Romanya'da 6 partinin birleşmesine rağmen Urban seçimi büyük bir çoğunlukla kazandı.

Putin'e ve Rusya'ya yakın olmasından dolayı, Rusya ile Ukrayna arasındaki savaşta arabuluculuğu, Urban üslenmek istemiştir.

Putin diktatörü tüm ülkeye konulan ambargoya rağmen hiç kimse ile barış masasına oturmuyor.

Tayip Erdoğan, Bahçeli ikilisi, bu diktatörler yaklaşan seçimler ve her zaman Kürt kanından beslendikleri için Kürtlere saldırmaları gerekiyordu.

Böylece sınır ötesi savaşa Irak ve Suriye'de Kürtlere saldırıyorlar.

Dışarıya karşı sözde teröristleri bombalıyoruz diyerek kendilerini haklı çıkarmaya çalışıyorlar.

Sınır ötesinde başka ülkelerin içinden girerek (Irak'ta, Suriye'de) Kürtlere karşı girişilen saldırıyı muhalefet partileri de destekliyorlar. CHP Başkanı Kemal Kılıçdaroğlu, 'Mübarek Ramazan ayında askerlerimizin burnu kanamasın diyor.“

Kılıçdaroğlu'nun bu tutumu karşında diğer muhalefet partileri de Kürtlere karşı saldırıyı desteklediler.

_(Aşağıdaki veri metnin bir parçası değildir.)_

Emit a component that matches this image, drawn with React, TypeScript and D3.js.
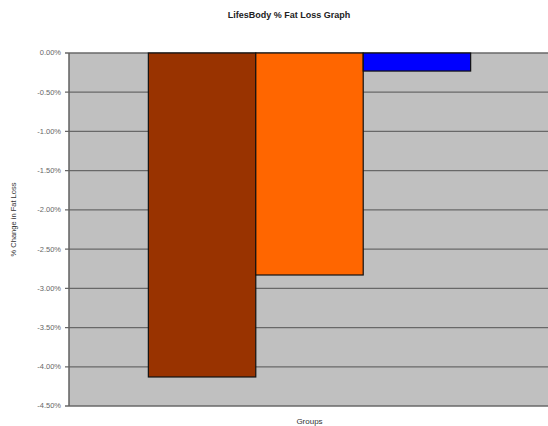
import React from "react";
import * as d3 from "d3";

const categories = ["Groups"];
const seriesNames = ["Series 1", "Series 2", "Series 3"];
const seriesValues = [-4.13, -2.83, -0.23];
const seriesColors = ["#993300", "#FF6600", "#0000FF"];
const yTicks = [0, -0.5, -1, -1.5, -2, -2.5, -3, -3.5, -4, -4.5];

const W = 548;
const H = 426;
const plot = { left: 69, right: 548, top: 53, bottom: 406 };

export default function App() {
  const y = d3.scaleLinear().domain([0, -4.5]).range([plot.top, plot.bottom]);
  const x0 = d3
    .scaleBand<string>()
    .domain(categories)
    .range([plot.left + 2, plot.right])
    .paddingInner(0)
    .paddingOuter(0.24);
  const x1 = d3
    .scaleBand<string>()
    .domain(seriesNames)
    .range([0, x0.bandwidth()]);
  const fmt = (v: number) => v.toFixed(2) + "%";
  const font = "Arial, 'Liberation Sans', sans-serif";

  return (
    <div style={{ position: "fixed", left: 0, top: 0 }}>
      <svg width={W} height={H} style={{ display: "block" }} fontFamily={font}>
        <rect x={0} y={0} width={W} height={H} fill="#ffffff" />
        <text x={289} y={18} textAnchor="middle" fontSize={9} fontWeight="bold" fill="#222">
          LifesBody % Fat Loss Graph
        </text>
        <rect
          x={plot.left}
          y={plot.top}
          width={plot.right - plot.left}
          height={plot.bottom - plot.top}
          fill="#c0c0c0"
        />
        {yTicks.map((t) => (
          <g key={t}>
            <line
              x1={plot.left - 4}
              x2={plot.right}
              y1={y(t)}
              y2={y(t)}
              stroke="#686868"
              strokeWidth={1.3}
            />
            <text
              x={plot.left - 8}
              y={y(t)}
              dy="0.33em"
              textAnchor="end"
              fontSize={7.5}
              fill="#666"
            >
              {fmt(t)}
            </text>
          </g>
        ))}
        <line
          x1={plot.left}
          x2={plot.left}
          y1={plot.top}
          y2={plot.bottom}
          stroke="#606060"
          strokeWidth={1.5}
        />
        {categories.map((c) => (
          <g key={c} transform={`translate(${x0(c)},0)`}>
            {seriesNames.map((s, i) => (
              <rect
                key={s}
                x={x1(s)}
                y={y(0)}
                width={x1.bandwidth()}
                height={y(seriesValues[i]) - y(0)}
                fill={seriesColors[i]}
                stroke="#111"
                strokeWidth={1.2}
              />
            ))}
          </g>
        ))}
        {categories.map((c) => (
          <text
            key={c}
            x={(x0(c) ?? 0) + x0.bandwidth() / 2}
            y={424}
            textAnchor="middle"
            fontSize={8}
            fill="#333"
          >
            {c}
          </text>
        ))}
        <text
          transform={`translate(16,${(plot.top + plot.bottom) / 2 - 10}) rotate(-90)`}
          textAnchor="middle"
          fontSize={7.5}
          fill="#333"
        >
          % Change in Fat Loss
        </text>
      </svg>
    </div>
  );
}
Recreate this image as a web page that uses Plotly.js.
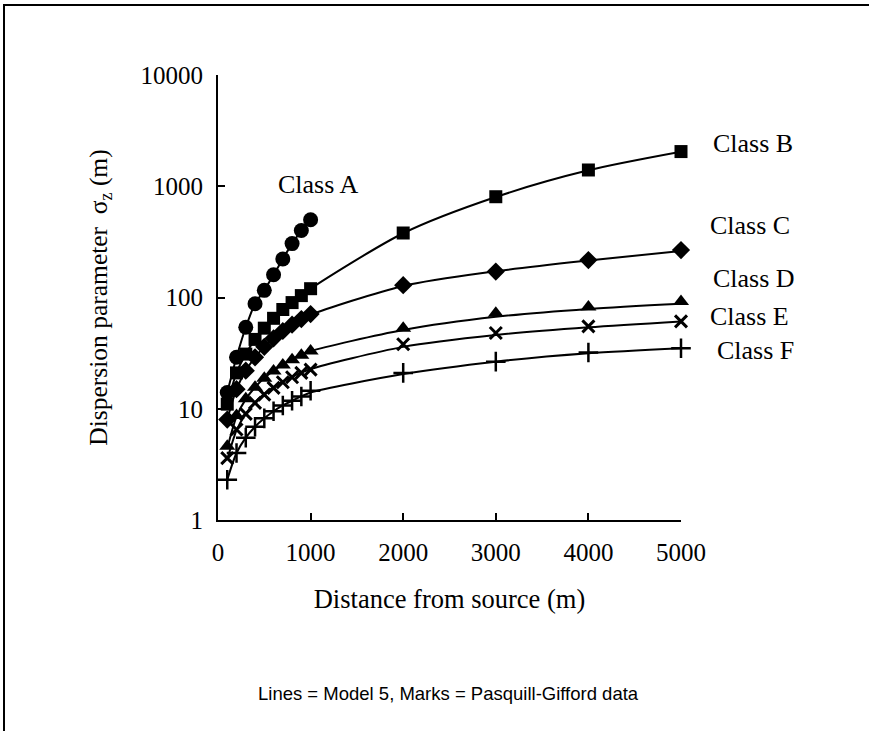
<!DOCTYPE html>
<html>
<head>
<meta charset="utf-8">
<script src="https://cdn.plot.ly/plotly-3.0.1.min.js"></script>
<style>
  html, body { margin: 0; padding: 0; background: #fff; }
  #wrap { position: relative; width: 869px; height: 731px; overflow: hidden; }
  #chart { position: absolute; left: 0; top: 0; width: 869px; height: 731px; }
  .frameTop { position: absolute; left: 3px; top: 4px; width: 866px; height: 2px; background: #000; }
  .frameLeft { position: absolute; left: 3px; top: 4px; width: 2px; height: 727px; background: #000; }
</style>
</head>
<body>
<div id="wrap">
  <div id="chart"></div>
  <div class="frameTop"></div>
  <div class="frameLeft"></div>
</div>
<script>
// Distances (m)
const distA = [100, 200, 300, 400, 500, 600, 700, 800, 900, 1000];
const dist = [100, 200, 300, 400, 500, 600, 700, 800, 900, 1000, 2000, 3000, 4000, 5000];

// Pasquill-Gifford data (marks), sigma_z in m
const pgA = [14, 29, 54, 88, 116, 160, 222, 305, 400, 500];
const pgB = [11, 21, 31, 42, 53, 65, 78, 90, 104, 120, 380, 805, 1400, 2050];
const pgC = [8, 15, 22, 29, 36, 43, 50, 57, 64, 71, 129, 171, 217, 267];
const pgD = [4.6, 8.7, 12.3, 15.6, 18.8, 21.8, 24.7, 27.6, 30.3, 33, 53, 72, 82, 92];
const pgE = [3.6, 6.5, 9.0, 11.3, 13.4, 15.4, 17.3, 19.2, 21.0, 22.5, 38, 48, 55, 61];
const pgF = [2.3, 4.0, 5.5, 6.9, 8.2, 9.5, 10.7, 11.8, 12.9, 14.5, 21, 26.5, 32, 35];

// Model 5 (lines)
const mA = [14, 29, 54, 88, 116, 160, 222, 305, 400, 500];
const mB = [11, 21, 31, 42, 53, 65, 78, 90, 104, 120, 378, 800, 1390, 2040];
const mC = [8, 15, 22, 29, 36, 43, 50, 57, 64, 70, 127, 172, 215, 262];
const mD = [4.4, 8.5, 12.2, 15.6, 18.9, 22, 25, 27.9, 30.6, 33, 51, 67, 79, 88];
const mE = [3.5, 6.4, 9, 11.4, 13.6, 15.7, 17.6, 19.4, 21.1, 22.8, 36, 46, 54, 61];
const mF = [2.3, 4, 5.5, 6.9, 8.2, 9.5, 10.7, 11.8, 12.9, 14, 20.5, 26.5, 31.5, 35];

const classLabels = ["Class A", "Class B", "Class C", "Class D", "Class E", "Class F"];
const yTickVals = [1, 10, 100, 1000, 10000];
const yTickText = ["1", "10", "100", "1000", "10000"];
const xTickVals = [0, 1000, 2000, 3000, 4000, 5000];

const serif = "Liberation Serif, Times New Roman, serif";

function lineTrace(x, y) {
  return { x: x, y: y, mode: "lines", type: "scatter", line: { color: "#000", width: 2, shape: "spline", smoothing: 0.8 }, hoverinfo: "skip", cliponaxis: false };
}
function markTrace(x, y, symbol, size, lw) {
  return { x: x, y: y, mode: "markers", type: "scatter", cliponaxis: false,
    marker: { symbol: symbol, size: size, color: "#000", line: { color: "#000", width: lw } } };
}

const data = [
  lineTrace(distA, mA), lineTrace(dist, mB), lineTrace(dist, mC),
  lineTrace(dist, mD), lineTrace(dist, mE), lineTrace(dist, mF),
  markTrace(distA, pgA, "circle", 15, 0),
  markTrace(dist, pgB, "square", 13, 0),
  markTrace(dist, pgC, "diamond", 14, 0),
  markTrace(dist, pgD, "triangle-up", 14, 0),
  markTrace(dist, pgE, "x-thin-open", 12, 3),
  markTrace(dist, pgF, "cross-thin-open", 14, 2.5)
];

const labelPos = [
  [0.216, 0.753], [1.1555, 0.847], [1.149, 0.661],
  [1.158, 0.5416], [1.147, 0.458], [1.16, 0.382]
];
const annotations = classLabels.map((t, i) => ({
  text: t, xref: "paper", yref: "paper", x: labelPos[i][0], y: labelPos[i][1],
  xanchor: "center", yanchor: "middle", showarrow: false,
  font: { family: serif, size: 26, color: "#000" }
}));
annotations.push({
  text: "Lines = Model 5, Marks = Pasquill-Gifford data",
  xref: "paper", yref: "paper", x: 0.497, y: -0.389,
  xanchor: "center", yanchor: "middle", showarrow: false,
  font: { family: "Liberation Sans, Arial, sans-serif", size: 18.5, color: "#000" }
});

const layout = {
  width: 869, height: 731,
  margin: { l: 218, r: 188, t: 75, b: 211 },
  paper_bgcolor: "#fff", plot_bgcolor: "#fff",
  showlegend: false,
  xaxis: {
    range: [0, 5000], tickvals: xTickVals, ticktext: xTickVals.map(String),
    showgrid: false, zeroline: false, showline: true, linecolor: "#000", linewidth: 2,
    ticks: "inside", ticklen: 7, tickwidth: 2, tickcolor: "#000",
    ticklabelstandoff: 9,
    tickfont: { family: serif, size: 25, color: "#000" },
    title: { text: "Distance from source (m)", standoff: 24, font: { family: serif, size: 26.5, color: "#000" } }
  },
  yaxis: {
    type: "log", range: [0, 4], tickvals: yTickVals, ticktext: yTickText,
    showgrid: false, zeroline: false, showline: true, linecolor: "#000", linewidth: 2,
    ticks: "inside", ticklen: 7, tickwidth: 2, tickcolor: "#000",
    ticklabelstandoff: 8,
    tickfont: { family: serif, size: 25, color: "#000" },
    title: { text: "Dispersion parameter  σ<sub>z</sub> (m)", standoff: 26, font: { family: serif, size: 25.5, color: "#000" } }
  },
  annotations: annotations
};

Plotly.newPlot("chart", data, layout, { staticPlot: true, displayModeBar: false });
</script>
</body>
</html>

Almanya'da Sol Parti (Die Linke) kuzey Irak'taki Türk ordusunun saldırısına son verilmesi çağrısında bulundu.

'Türkiye'nin uluslararası hukuku ihlal eden saldırısı, dikkati iç siyasi sorunlardan uzaklaştırmaya ve Türkiye'de milliyetçiliği güçlendirmeye hizmet ediyor' diye lanse etti.

Türkiye'de HDP'nin dışında hiçbir muhalefet partisi, çıkıp da yıllarca AKP-MHP faşist rejimi askeri gücü ile başka ülkelerin sınırlarını aşarak, orda yaşayan Kürtlere karşı cinayet yaparak soy kırımı işliyorlar diyemediler.

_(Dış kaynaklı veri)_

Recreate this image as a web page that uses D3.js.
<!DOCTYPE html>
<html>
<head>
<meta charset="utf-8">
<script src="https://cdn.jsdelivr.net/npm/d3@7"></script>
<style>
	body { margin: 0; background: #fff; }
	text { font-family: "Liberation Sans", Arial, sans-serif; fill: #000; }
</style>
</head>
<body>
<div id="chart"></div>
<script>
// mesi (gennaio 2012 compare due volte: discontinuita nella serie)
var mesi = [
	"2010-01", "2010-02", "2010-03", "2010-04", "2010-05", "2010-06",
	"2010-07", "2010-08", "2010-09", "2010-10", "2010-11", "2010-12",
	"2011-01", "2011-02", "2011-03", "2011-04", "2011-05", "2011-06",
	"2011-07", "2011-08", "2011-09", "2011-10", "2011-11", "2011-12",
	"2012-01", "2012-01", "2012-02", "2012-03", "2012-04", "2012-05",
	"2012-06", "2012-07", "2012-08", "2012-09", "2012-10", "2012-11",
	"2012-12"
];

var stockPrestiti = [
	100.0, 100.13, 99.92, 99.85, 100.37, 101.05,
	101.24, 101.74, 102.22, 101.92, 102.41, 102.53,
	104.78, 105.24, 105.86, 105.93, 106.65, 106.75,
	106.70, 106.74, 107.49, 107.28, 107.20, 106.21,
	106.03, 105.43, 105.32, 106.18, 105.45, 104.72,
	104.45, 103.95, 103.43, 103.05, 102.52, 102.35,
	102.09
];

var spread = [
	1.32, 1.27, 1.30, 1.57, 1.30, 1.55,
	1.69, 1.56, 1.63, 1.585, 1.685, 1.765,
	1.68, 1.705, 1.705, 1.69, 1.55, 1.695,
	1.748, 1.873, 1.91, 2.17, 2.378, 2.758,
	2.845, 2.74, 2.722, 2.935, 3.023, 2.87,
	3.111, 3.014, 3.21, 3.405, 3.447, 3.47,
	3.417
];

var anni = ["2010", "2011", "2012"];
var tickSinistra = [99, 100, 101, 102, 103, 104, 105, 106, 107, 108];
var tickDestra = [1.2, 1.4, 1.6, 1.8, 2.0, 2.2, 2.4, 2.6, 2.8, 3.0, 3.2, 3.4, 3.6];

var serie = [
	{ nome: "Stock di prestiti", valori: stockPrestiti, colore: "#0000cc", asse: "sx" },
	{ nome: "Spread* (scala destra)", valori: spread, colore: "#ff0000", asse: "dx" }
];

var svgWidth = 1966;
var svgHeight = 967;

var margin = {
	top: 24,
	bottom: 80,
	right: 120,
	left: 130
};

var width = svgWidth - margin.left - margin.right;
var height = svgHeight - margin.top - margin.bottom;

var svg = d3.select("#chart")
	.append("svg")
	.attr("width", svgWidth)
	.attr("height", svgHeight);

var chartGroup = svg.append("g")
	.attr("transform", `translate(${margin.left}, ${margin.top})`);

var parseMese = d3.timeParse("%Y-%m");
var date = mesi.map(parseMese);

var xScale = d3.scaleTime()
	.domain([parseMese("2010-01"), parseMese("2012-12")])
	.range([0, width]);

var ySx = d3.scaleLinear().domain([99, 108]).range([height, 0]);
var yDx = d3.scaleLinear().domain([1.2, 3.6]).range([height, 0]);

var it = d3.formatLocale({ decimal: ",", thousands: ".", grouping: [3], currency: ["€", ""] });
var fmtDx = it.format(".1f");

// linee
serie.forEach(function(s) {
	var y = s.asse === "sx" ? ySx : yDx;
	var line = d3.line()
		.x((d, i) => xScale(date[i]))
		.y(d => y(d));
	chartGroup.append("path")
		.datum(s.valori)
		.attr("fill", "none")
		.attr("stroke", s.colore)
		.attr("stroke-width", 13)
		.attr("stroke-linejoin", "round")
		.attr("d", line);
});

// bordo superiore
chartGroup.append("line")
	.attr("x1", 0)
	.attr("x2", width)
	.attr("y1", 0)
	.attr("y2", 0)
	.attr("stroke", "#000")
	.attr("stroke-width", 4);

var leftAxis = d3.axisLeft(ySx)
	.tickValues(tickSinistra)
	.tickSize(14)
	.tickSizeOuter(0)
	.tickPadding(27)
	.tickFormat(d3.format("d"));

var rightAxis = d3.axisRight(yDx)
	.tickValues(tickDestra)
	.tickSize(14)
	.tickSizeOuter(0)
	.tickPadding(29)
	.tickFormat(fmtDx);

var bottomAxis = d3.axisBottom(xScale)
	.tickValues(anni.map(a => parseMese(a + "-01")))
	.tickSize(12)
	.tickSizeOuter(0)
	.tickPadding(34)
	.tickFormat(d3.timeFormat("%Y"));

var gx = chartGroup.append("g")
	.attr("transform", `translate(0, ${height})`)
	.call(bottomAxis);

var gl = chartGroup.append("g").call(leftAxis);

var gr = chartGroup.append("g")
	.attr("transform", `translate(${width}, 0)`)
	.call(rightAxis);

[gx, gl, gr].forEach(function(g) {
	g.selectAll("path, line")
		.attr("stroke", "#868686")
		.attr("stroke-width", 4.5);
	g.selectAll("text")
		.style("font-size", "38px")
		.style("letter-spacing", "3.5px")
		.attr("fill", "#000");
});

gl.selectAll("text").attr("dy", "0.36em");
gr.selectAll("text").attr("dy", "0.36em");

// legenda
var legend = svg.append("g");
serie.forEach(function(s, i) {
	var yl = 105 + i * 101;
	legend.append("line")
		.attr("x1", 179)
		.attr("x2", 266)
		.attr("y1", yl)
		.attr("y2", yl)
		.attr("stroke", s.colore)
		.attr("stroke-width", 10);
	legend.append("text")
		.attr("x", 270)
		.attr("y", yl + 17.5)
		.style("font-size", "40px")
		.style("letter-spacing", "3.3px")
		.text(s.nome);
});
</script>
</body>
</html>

Irak Dışişleri bakanı, Türkiye iç işlerimize karışmasın ve tüm askeri güçlerini çeksin diye kamuoyuna bildirdi. Türkiye Büyük elçisini makamına çağırmıştır.

Türkiye'de, ölü toprağı serpilmiş gibi, kimse 'bu kirli savaş dursun ve Kürtlere karşı soy kırımı yapılmasın' demiyor!

Türkiye'nin AKP-MHP faşist rejiminin yıllardır sınır ötesine geçip Irak'ta Suriye'de Kürtlere karşı cinayet ve soy kırımı, onlara yardımcı olan iş birlikçi KDP ile birlikte yapıyorlar.

Irakta'ki KDP'liler, Barzani ailesi ve feodal Kürtler, halkına ihanet etmekten geri durmuyorlar. Kendi halkına karşı yapılan bu saldırıyı AKP MHP faşist rejimiyle birlikte alkışlıyorlar.

Tüm Türkiye'deki ilerici güçler, nasıl ki Rusya'nın, Ukrayna'ya saldırıp savunmasız çocukları, kadınları, sivil halkı öldürdüğünü kınadığımız gibi Türkiye'nin Kürtlere saldırısını da kınamalıdırlar.

Savaşta insanlar, tabiatta yaşayan canlılar, şehirler bombalanıyor yerle bir ediliyor.

Savaşlar her şeyin düşmanı ve hiçbir sorunun çözümü için başvurulan yöntem ve metot asla olamaz.

Doğru ve erdemlice düşünen insanlar, masaya oturup diyalog yoluyla sorunların çözüm yoluna gidebilirler!